Entrepreneurs can rely on the help of a business law attorney in the formation of their company. However, because the steps taken early in the formation process can often determine future success, it is important to understand the basics of business law at the outset of an idea.
Potential changes coming to business and tax law
A limited liability corporation (LLC) is often a favorite of entrepreneurs because of its flexible, yet simple, structure, but is an LLC always the right answer? There are pros and cons to every business, and potential changes to tax law under President Donald Trump could cause small business owners to reconsider their structure.
According to experts, entrepreneurs should always think about how they will make money in their business. Then, they should reflect how to retain or distribute earnings throughout the company. This plan can help determine if an LLC or a corporation is the correct structure.
LLC vs. C Corporation vs. S Corporation
In the United States, LLCs are not considered corporations. Therefore, partners in LLCs are subject to the self-employment tax and not a more generous corporate tax rate. A business that owns or deals with large amounts of real estate should consider forming an LLC.
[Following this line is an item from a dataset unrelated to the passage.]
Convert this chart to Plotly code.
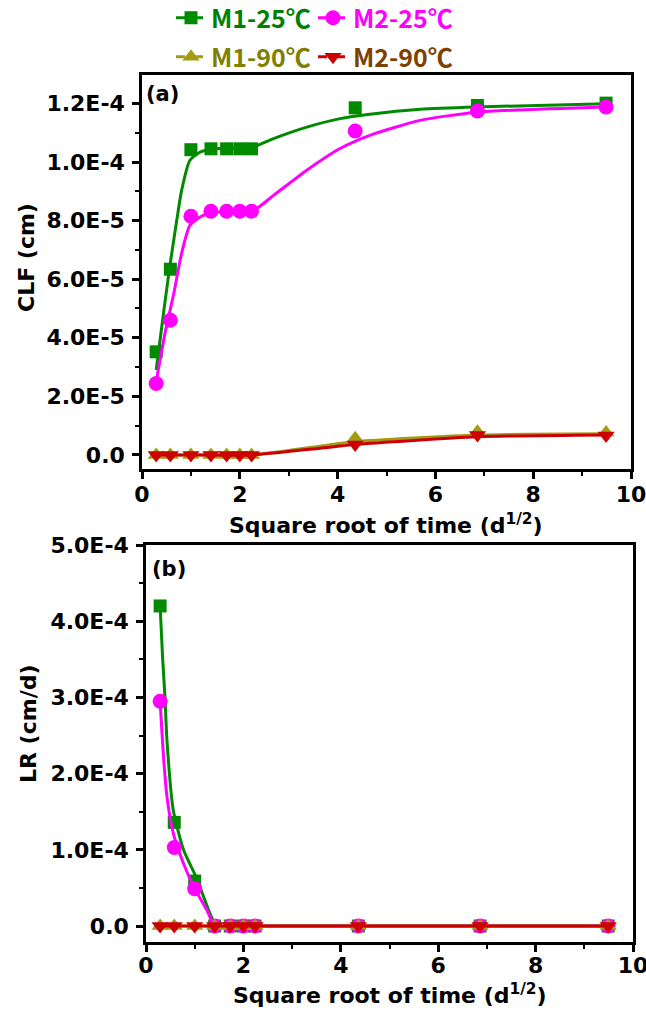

When a corporation sells property, the company and its shareholders are subject to "double taxation," but because an LLC is not a tax entity itself, partners avoid paying double taxes on property.
Meanwhile, a C corporation is better for companies that want to attract a large group of investors who will eventually want shares in the company, also known as stockholders. C corporations can also be more competitive in terms of providing workplace benefits to its owners and employees.
An S corporation is often bigger than an LLC but is smaller than a C corporation. While LLC partners pay a self-employment tax on all business profits, S corporations allow owners to pass a portion of the tax burden through the company. However, S corporations are more limited in their shareholder and stock structures.
What is right for my business?
Entrepreneurs are among the most innovative people in a given industry. Although they are highly skilled and driven to succeed, business law and tax code can still be difficult to decipher. That is why the help of a business law attorney is available to those seeking sustained success in the future.